We spent a quiet handful of days in Salreu, Portugal, at the edge of a peaceful estuary. When the weather permitted, we took family walks and watched for wildlife, especially enjoying the enormous white storks we’ve seen around Portugal. On our one sunny day in Salreu, we drove out to the beach, and the kids ran up and down the dunes for as long as we let them. We like beach days in January!

Every Portugal lodging where we’ve stayed has had evidence of some form of water damage, and most of our lodgings have also had some smells associated with water damage. With such a damp climate, mold and mildew proliferate. I haven’t spoken to a native about it, but Google tells me that most Portuguese feel rather helpless and resigned to the decay plaguing their homes and don’t see it as a big problem. And while we personally don’t have any apparent respiratory issues with mold, we are a bit sensitive where the smells are concerned. We’ve had two lodgings where a room smelled bad enough to warrant closing the door and not using that space at all. Other places had less evident problems, but you can always find signs of mildew and green or black gunk somewhere. And that’s just indoors. Every building needs a good power wash here, but I don’t think anyone feels it’s necessary. We’re not staying in the most expensive places, but we’re not slumming it either, so I can only imagine the issues with the even more affordable options. After reading many, many reviews on Airbnb, it seems that plenty of people either don’t notice the mildew, think it’s perfectly normal, or are only slightly bothered by it. Gross!

Sometimes the mildew odors are masked briefly by cleaning products – another smell we can barely tolerate. It’s hard to find unscented anything in Portugal (as has been the case everywhere we’ve been south of Copenhagen), and we’ve often been overwhelmed by the laundry detergent, hand soaps, and any other cleaning products used on our lodgings. Proprietors will also add scent sticks (dubbed “stink sticks” by our family) to mask bad smells, and we have to take all these outside instantly upon arrival. Needless to say, we look forward to smelling the familiar (and unscented) smells of our home.
Now that we’ve been in a number of Portuguese grocery store chains, our menu has gotten just a little more creative. We don’t eat repeat meals all that often at home, since I get bored easily. But our menu while traveling has been more limited. I rarely have a chance to go to the same grocery store twice with our pace of travel, so it’s always hard work to translate the unknown ingredients, navigate an always-changing store layout, and to adjust on the fly as I see what I can find. If we can’t shop on foot individually, Nic will have the unfortunate task of entertaining our kids while I try to use my zapped brain to do the shopping. Our kids lack recent grocery store practice, as I have fully embraced pick-up orders at home. You can picture the circus, I’m sure. Even after figuring out what to cook and buying it all, there is at times the issue of how to cook given the wonky collection of cooking supplies we find at each Airbnb. This all requires more of me than I feel it should!
But since we have gotten more familiar with our options here, I’ve had just a little more brain power to send towards things like making homemade pancakes from the recipe I use at home. It took multiple trips to obtain baking soda, but all the other ingredients I use were easy to find. I haven’t seen a measuring cup in any of our lodgings, but I have figured out how to work without one. Laila is improving her pancake flipping skills since we added pancakes to the breakfast rotation, and everyone appreciates a familiar breakfast so far from home.
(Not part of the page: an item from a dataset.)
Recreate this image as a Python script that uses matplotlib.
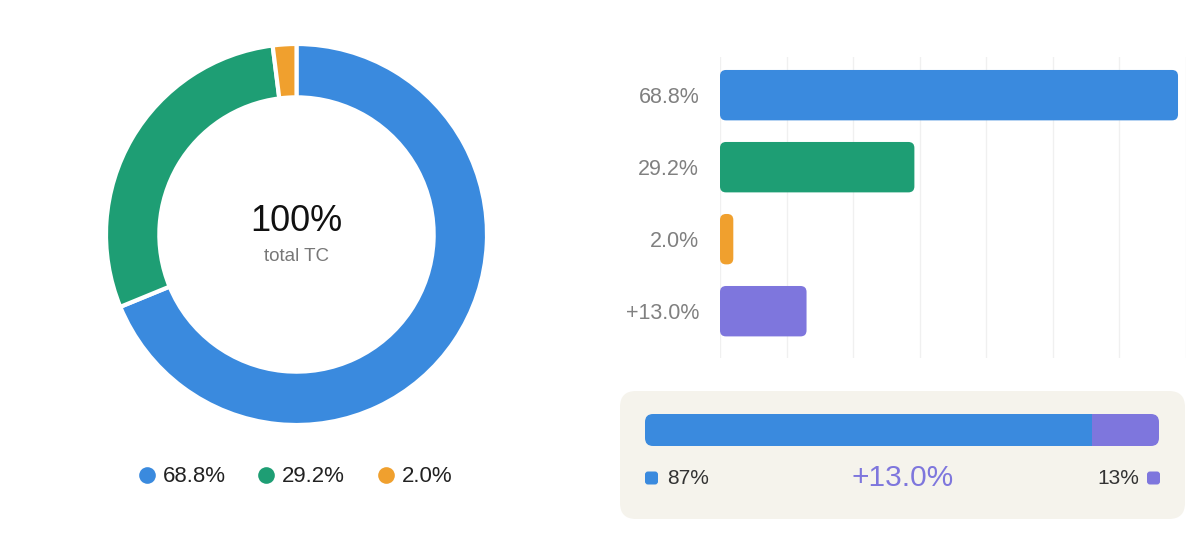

Another interesting difference about Portuguese grocery stores is the shelf space allotted to wine. You can buy a cheap bottle of wine for less than €2 here, and you will have literally hundreds of bottles of wine to choose from. I estimate even a small grocery store will give as much as 20% of the total shelf space to wine. We’ve received a few bottles of wine as welcome gifts, and that has kept us from shopping for it. We did recently buy some port wine, though, since we are in Porto. Port wine is produced exclusively in this part of Portugal and can’t legally be called port unless it originates in the Douro Valley of northern Portugal. Port is a fortified sweet wine typically served with dessert, and its high alcohol content runs around 20%! Nic found it drinkable, but I think it tastes exactly like the Robitussin of my childhood – blech!

The other reason we have little to report is that it has been rainy. We must have seen Montana’s annual rainfall in the last ten days. It’s easy to get caught in an unpredictable rain storm and to be instantly soaked and pretty chilly. Without a dryer, we have to be smart about how soaked we get and when. Rain has foiled our plans a few times, which can be so frustrating when we’ve done all the work to get the whole family out the door. Rainy days make for good school days, though, so we are staying on top of that.